Reproduce all of the data below without alteration; exclude every picture.
━━━ Information supplied ━━━
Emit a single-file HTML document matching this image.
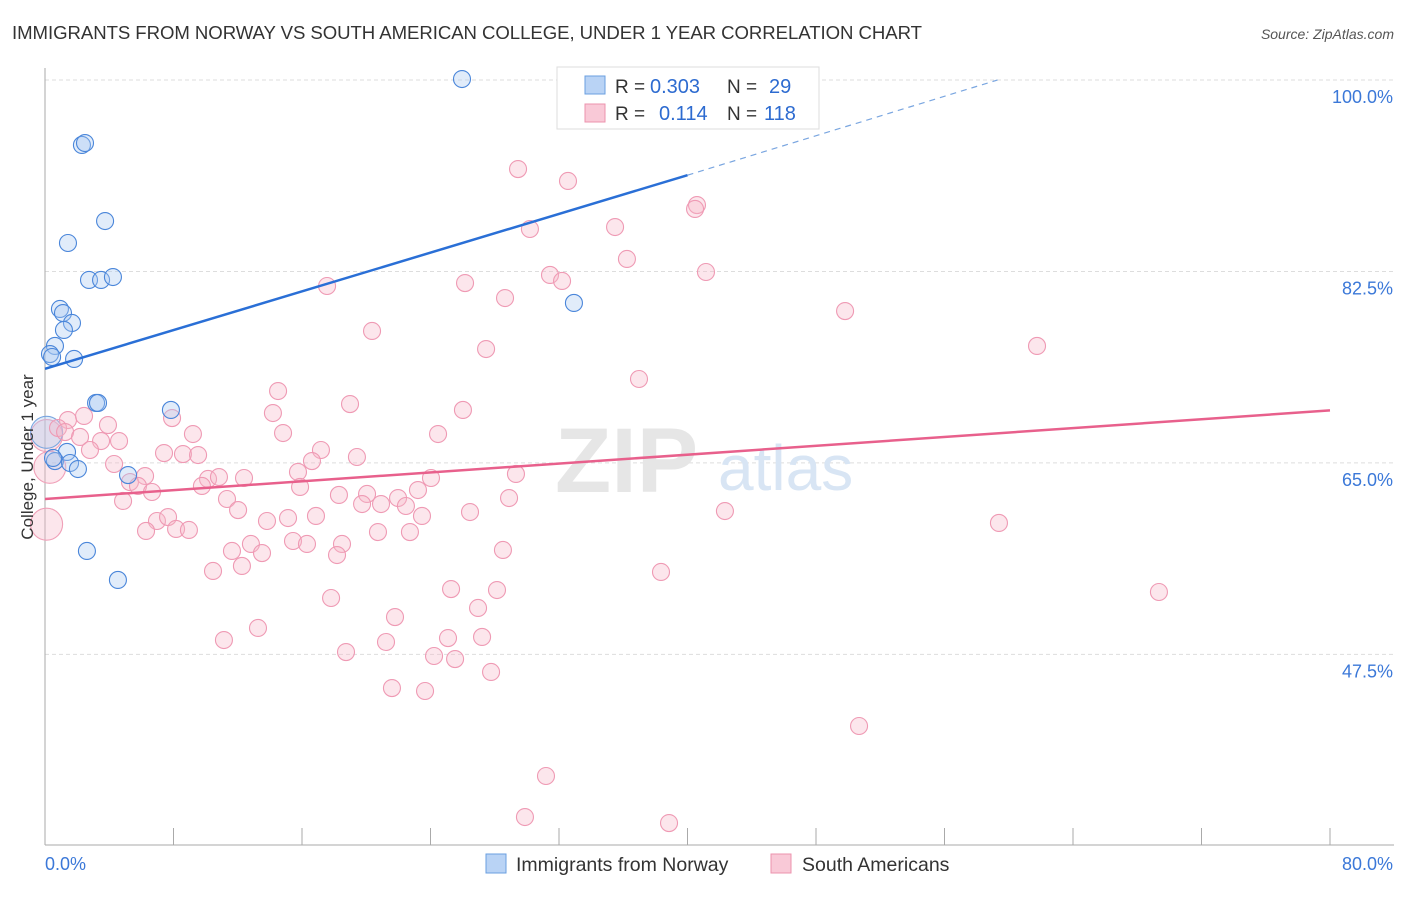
<!DOCTYPE html>
<html><head><meta charset="utf-8"><style>
body{margin:0;background:#fff;font-family:"Liberation Sans",sans-serif}
svg text{font-family:"Liberation Sans",sans-serif}
</style></head><body>
<svg width="1406" height="892" xmlns="http://www.w3.org/2000/svg" id="chart">
<text x="12" y="39" font-size="18.6" fill="#333" textLength="910">IMMIGRANTS FROM NORWAY VS SOUTH AMERICAN COLLEGE, UNDER 1 YEAR CORRELATION CHART</text>
<text x="1394" y="39" font-size="14" fill="#555" text-anchor="end" font-style="italic">Source: ZipAtlas.com</text>
<g id="grid"></g>
<text x="555" y="492" font-size="92" fill="#e6e6e6" font-weight="bold" font-family="Liberation Serif">ZIP</text>
<text x="718" y="490" font-size="64" fill="#d8e5f4">atlas</text>
<g id="marks"></g>
<text x="33" y="457" font-size="17" fill="#333" text-anchor="middle" transform="rotate(-90 33 457)">College, Under 1 year</text>
<g>
<rect x="557" y="67" width="262" height="62" fill="#fff" stroke="#ddd"/>
<rect x="585" y="76" width="20" height="18" fill="#b9d3f5" stroke="#6a9fe0"/>
<rect x="585" y="104" width="20" height="18" fill="#f9c9d7" stroke="#ec93ae"/>
<text x="615" y="93" font-size="19" fill="#333">R =</text>
<text x="650" y="93" font-size="20" fill="#2d6bd0">0.303</text>
<text x="727" y="93" font-size="19" fill="#333">N =</text>
<text x="769" y="93" font-size="20" fill="#2d6bd0">29</text>
<text x="615" y="120" font-size="19" fill="#333">R =</text>
<text x="659" y="120" font-size="20" fill="#2d6bd0">0.114</text>
<text x="727" y="120" font-size="19" fill="#333">N =</text>
<text x="764" y="120" font-size="20" fill="#2d6bd0">118</text>
</g>
<g>
<rect x="486" y="854" width="20" height="19" fill="#b9d3f5" stroke="#6a9fe0"/>
<text x="516" y="871" font-size="19.5" fill="#333">Immigrants from Norway</text>
<rect x="771" y="854" width="20" height="19" fill="#f9c9d7" stroke="#ec93ae"/>
<text x="802" y="871" font-size="19.5" fill="#333">South Americans</text>
</g>
</svg>
<script>
const yTicks=[100,82.5,65,47.5];
const xTickLabels=["0.0%","80.0%"];
const bluePx=[[462,79],[82,145],[85,143],[105,221],[68,243],[89,280],[101,280],[113,277],[574,303],[60,309],[63,313],[72,323],[64,330],[55,346],[50,354],[52,357],[74,359],[96,403],[98,403],[171,410],[67,452],[55,461],[70,463],[78,469],[128,475],[87,551],[118,580],[53,458]];
const pinkPx=[[518,169],[568,181],[697,205],[695,209],[530,229],[615,227],[627,259],[550,275],[562,281],[706,272],[465,283],[327,286],[505,298],[845,311],[372,331],[1037,346],[486,349],[639,379],[278,391],[350,404],[463,410],[273,413],[172,418],[68,420],[84,416],[108,425],[58,428],[65,432],[80,437],[101,441],[119,441],[283,433],[193,434],[438,434],[164,453],[183,454],[198,455],[90,450],[321,450],[357,457],[312,461],[114,464],[298,472],[244,478],[145,476],[208,479],[219,477],[431,478],[516,474],[130,482],[138,486],[202,486],[300,487],[418,490],[152,492],[123,501],[227,499],[339,495],[367,494],[362,504],[381,504],[398,498],[406,506],[509,498],[238,510],[316,516],[422,516],[470,512],[725,511],[157,521],[168,517],[267,521],[288,518],[999,523],[146,531],[176,529],[189,530],[378,532],[410,532],[293,541],[307,544],[251,544],[342,544],[232,551],[262,553],[337,555],[503,550],[242,566],[213,571],[661,572],[451,589],[497,590],[1159,592],[331,598],[478,608],[395,617],[258,628],[224,640],[386,642],[448,638],[482,637],[346,652],[434,656],[455,659],[491,672],[392,688],[425,691],[859,726],[546,776],[525,817],[669,823]];
const blueX=bluePx.map(p=>+((p[0]-45)/1285*80).toFixed(2));
const blueY=bluePx.map(p=>+(100-(p[1]-80)/10.94).toFixed(2));
const pinkX=pinkPx.map(p=>+((p[0]-45)/1285*80).toFixed(2));
const pinkY=pinkPx.map(p=>+(100-(p[1]-80)/10.94).toFixed(2));
const bigPinkX=[0.3,0.1,0.1];const bigPinkY=[64.6,59.4,67.5];
const bigBlueX=[0.1];const bigBlueY=[67.8];
const blueTrend=[[0,73.6],[40,91.3]];const blueTrendDash=[[40,91.3],[59.3,100]];
const pinkTrend=[[0,61.7],[80,69.8]];
const sx=v=>45+v/80*1285, sy=v=>80+(100-v)*10.94;
const NS="http://www.w3.org/2000/svg";
const grid=document.getElementById('grid'),marks=document.getElementById('marks');
function mk(tag,at,parent){const e=document.createElementNS(NS,tag);for(const k in at)e.setAttribute(k,at[k]);parent.appendChild(e);return e;}
yTicks.forEach(t=>{const l=mk('line',{x1:45,x2:1394,y1:sy(t),y2:sy(t),stroke:'#ddd','stroke-dasharray':'4,3'},grid);


const tx=mk('text',{x:1393,y:sy(t)+23,'font-size':18,fill:'#3b78d8','text-anchor':'end'},grid);tx.textContent=t.toFixed(1)+'%';

});
const ax=mk('line',{x1:45,x2:45,y1:68,y2:845,stroke:'#aaa'},grid);


const xa=mk('line',{x1:45,x2:1394,y1:845,y2:845,stroke:'#aaa'},grid);


for(let i=0;i<=10;i++){const t=mk('line',{x1:sx(i*8),x2:sx(i*8),y1:828,y2:845,stroke:'#aaa'},grid);

}
[[0,"start",45],[80,"end",1393]].forEach((d,i)=>{const t=mk('text',{x:d[2],y:870,'font-size':18,fill:'#3b78d8','text-anchor':d[1]},grid);t.textContent=xTickLabels[i];

});
function dots(xs,ys,r,fill,stroke,name){xs.forEach((x,i)=>{const c=mk('circle',{cx:sx(x),cy:sy(ys[i]),r:r,fill:fill,'fill-opacity':0.35,stroke:stroke,'stroke-width':1.1},marks);

});}
dots(bigPinkX,bigPinkY,16,'#f6b6c9','#f0a0b8','south-american-point');
dots(bigBlueX,bigBlueY,16,'#a8c8f0','#7aa6e0','norway-point');
dots(pinkX,pinkY,8.5,'#f6b6c9','#ef9ab4','south-american-point');
dots(blueX,blueY,8.5,'#a8c8f0','#4a86da','norway-point');
const bt=mk('line',{x1:sx(blueTrend[0][0]),y1:sy(blueTrend[0][1]),x2:sx(blueTrend[1][0]),y2:sy(blueTrend[1][1]),stroke:'#2a6fd6','stroke-width':2.5},marks);


const bd=mk('line',{x1:sx(blueTrendDash[0][0]),y1:sy(blueTrendDash[0][1]),x2:sx(blueTrendDash[1][0]),y2:sy(blueTrendDash[1][1]),stroke:'#7aa6e0','stroke-width':1.2,'stroke-dasharray':'6,5'},marks);


const pt=mk('line',{x1:sx(pinkTrend[0][0]),y1:sy(pinkTrend[0][1]),x2:sx(pinkTrend[1][0]),y2:sy(pinkTrend[1][1]),stroke:'#e8608c','stroke-width':2.5},marks);


</script>
</body></html>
━━━
◆ **Worked solution**:
Emit a single-file HTML document matching this image.
<!DOCTYPE html>
<html><head><meta charset="utf-8"><style>
body{margin:0;background:#fff;font-family:"Liberation Sans",sans-serif}
svg text{font-family:"Liberation Sans",sans-serif}
</style></head><body>
<svg width="1406" height="892" xmlns="http://www.w3.org/2000/svg" id="chart">
<text x="12" y="39" font-size="18.6" fill="#333" textLength="910">IMMIGRANTS FROM NORWAY VS SOUTH AMERICAN COLLEGE, UNDER 1 YEAR CORRELATION CHART</text>
<text x="1394" y="39" font-size="14" fill="#555" text-anchor="end" font-style="italic">Source: ZipAtlas.com</text>
<g id="grid"></g>
<text x="555" y="492" font-size="92" fill="#e6e6e6" font-weight="bold" font-family="Liberation Serif">ZIP</text>
<text x="718" y="490" font-size="64" fill="#d8e5f4">atlas</text>
<g id="marks"></g>
<text x="33" y="457" font-size="17" fill="#333" text-anchor="middle" transform="rotate(-90 33 457)">College, Under 1 year</text>
<g>
<rect x="557" y="67" width="262" height="62" fill="#fff" stroke="#ddd"/>
<rect x="585" y="76" width="20" height="18" fill="#b9d3f5" stroke="#6a9fe0"/>
<rect x="585" y="104" width="20" height="18" fill="#f9c9d7" stroke="#ec93ae"/>
<text x="615" y="93" font-size="19" fill="#333">R =</text>
<text x="650" y="93" font-size="20" fill="#2d6bd0">0.303</text>
<text x="727" y="93" font-size="19" fill="#333">N =</text>
<text x="769" y="93" font-size="20" fill="#2d6bd0">29</text>
<text x="615" y="120" font-size="19" fill="#333">R =</text>
<text x="659" y="120" font-size="20" fill="#2d6bd0">0.114</text>
<text x="727" y="120" font-size="19" fill="#333">N =</text>
<text x="764" y="120" font-size="20" fill="#2d6bd0">118</text>
</g>
<g>
<rect x="486" y="854" width="20" height="19" fill="#b9d3f5" stroke="#6a9fe0"/>
<text x="516" y="871" font-size="19.5" fill="#333">Immigrants from Norway</text>
<rect x="771" y="854" width="20" height="19" fill="#f9c9d7" stroke="#ec93ae"/>
<text x="802" y="871" font-size="19.5" fill="#333">South Americans</text>
</g>
</svg>
<script>
const yTicks=[100,82.5,65,47.5];
const xTickLabels=["0.0%","80.0%"];
const bluePx=[[462,79],[82,145],[85,143],[105,221],[68,243],[89,280],[101,280],[113,277],[574,303],[60,309],[63,313],[72,323],[64,330],[55,346],[50,354],[52,357],[74,359],[96,403],[98,403],[171,410],[67,452],[55,461],[70,463],[78,469],[128,475],[87,551],[118,580],[53,458]];
const pinkPx=[[518,169],[568,181],[697,205],[695,209],[530,229],[615,227],[627,259],[550,275],[562,281],[706,272],[465,283],[327,286],[505,298],[845,311],[372,331],[1037,346],[486,349],[639,379],[278,391],[350,404],[463,410],[273,413],[172,418],[68,420],[84,416],[108,425],[58,428],[65,432],[80,437],[101,441],[119,441],[283,433],[193,434],[438,434],[164,453],[183,454],[198,455],[90,450],[321,450],[357,457],[312,461],[114,464],[298,472],[244,478],[145,476],[208,479],[219,477],[431,478],[516,474],[130,482],[138,486],[202,486],[300,487],[418,490],[152,492],[123,501],[227,499],[339,495],[367,494],[362,504],[381,504],[398,498],[406,506],[509,498],[238,510],[316,516],[422,516],[470,512],[725,511],[157,521],[168,517],[267,521],[288,518],[999,523],[146,531],[176,529],[189,530],[378,532],[410,532],[293,541],[307,544],[251,544],[342,544],[232,551],[262,553],[337,555],[503,550],[242,566],[213,571],[661,572],[451,589],[497,590],[1159,592],[331,598],[478,608],[395,617],[258,628],[224,640],[386,642],[448,638],[482,637],[346,652],[434,656],[455,659],[491,672],[392,688],[425,691],[859,726],[546,776],[525,817],[669,823]];
const blueX=bluePx.map(p=>+((p[0]-45)/1285*80).toFixed(2));
const blueY=bluePx.map(p=>+(100-(p[1]-80)/10.94).toFixed(2));
const pinkX=pinkPx.map(p=>+((p[0]-45)/1285*80).toFixed(2));
const pinkY=pinkPx.map(p=>+(100-(p[1]-80)/10.94).toFixed(2));
const bigPinkX=[0.3,0.1,0.1];const bigPinkY=[64.6,59.4,67.5];
const bigBlueX=[0.1];const bigBlueY=[67.8];
const blueTrend=[[0,73.6],[40,91.3]];const blueTrendDash=[[40,91.3],[59.3,100]];
const pinkTrend=[[0,61.7],[80,69.8]];
const sx=v=>45+v/80*1285, sy=v=>80+(100-v)*10.94;
const NS="http://www.w3.org/2000/svg";
const grid=document.getElementById('grid'),marks=document.getElementById('marks');
function mk(tag,at,parent){const e=document.createElementNS(NS,tag);for(const k in at)e.setAttribute(k,at[k]);parent.appendChild(e);return e;}
yTicks.forEach(t=>{const l=mk('line',{x1:45,x2:1394,y1:sy(t),y2:sy(t),stroke:'#ddd','stroke-dasharray':'4,3'},grid);


const tx=mk('text',{x:1393,y:sy(t)+23,'font-size':18,fill:'#3b78d8','text-anchor':'end'},grid);tx.textContent=t.toFixed(1)+'%';

});
const ax=mk('line',{x1:45,x2:45,y1:68,y2:845,stroke:'#aaa'},grid);


const xa=mk('line',{x1:45,x2:1394,y1:845,y2:845,stroke:'#aaa'},grid);


for(let i=0;i<=10;i++){const t=mk('line',{x1:sx(i*8),x2:sx(i*8),y1:828,y2:845,stroke:'#aaa'},grid);

}
[[0,"start",45],[80,"end",1393]].forEach((d,i)=>{const t=mk('text',{x:d[2],y:870,'font-size':18,fill:'#3b78d8','text-anchor':d[1]},grid);t.textContent=xTickLabels[i];

});
function dots(xs,ys,r,fill,stroke,name){xs.forEach((x,i)=>{const c=mk('circle',{cx:sx(x),cy:sy(ys[i]),r:r,fill:fill,'fill-opacity':0.35,stroke:stroke,'stroke-width':1.1},marks);

});}
dots(bigPinkX,bigPinkY,16,'#f6b6c9','#f0a0b8','south-american-point');
dots(bigBlueX,bigBlueY,16,'#a8c8f0','#7aa6e0','norway-point');
dots(pinkX,pinkY,8.5,'#f6b6c9','#ef9ab4','south-american-point');
dots(blueX,blueY,8.5,'#a8c8f0','#4a86da','norway-point');
const bt=mk('line',{x1:sx(blueTrend[0][0]),y1:sy(blueTrend[0][1]),x2:sx(blueTrend[1][0]),y2:sy(blueTrend[1][1]),stroke:'#2a6fd6','stroke-width':2.5},marks);


const bd=mk('line',{x1:sx(blueTrendDash[0][0]),y1:sy(blueTrendDash[0][1]),x2:sx(blueTrendDash[1][0]),y2:sy(blueTrendDash[1][1]),stroke:'#7aa6e0','stroke-width':1.2,'stroke-dasharray':'6,5'},marks);


const pt=mk('line',{x1:sx(pinkTrend[0][0]),y1:sy(pinkTrend[0][1]),x2:sx(pinkTrend[1][0]),y2:sy(pinkTrend[1][1]),stroke:'#e8608c','stroke-width':2.5},marks);


</script>
</body></html>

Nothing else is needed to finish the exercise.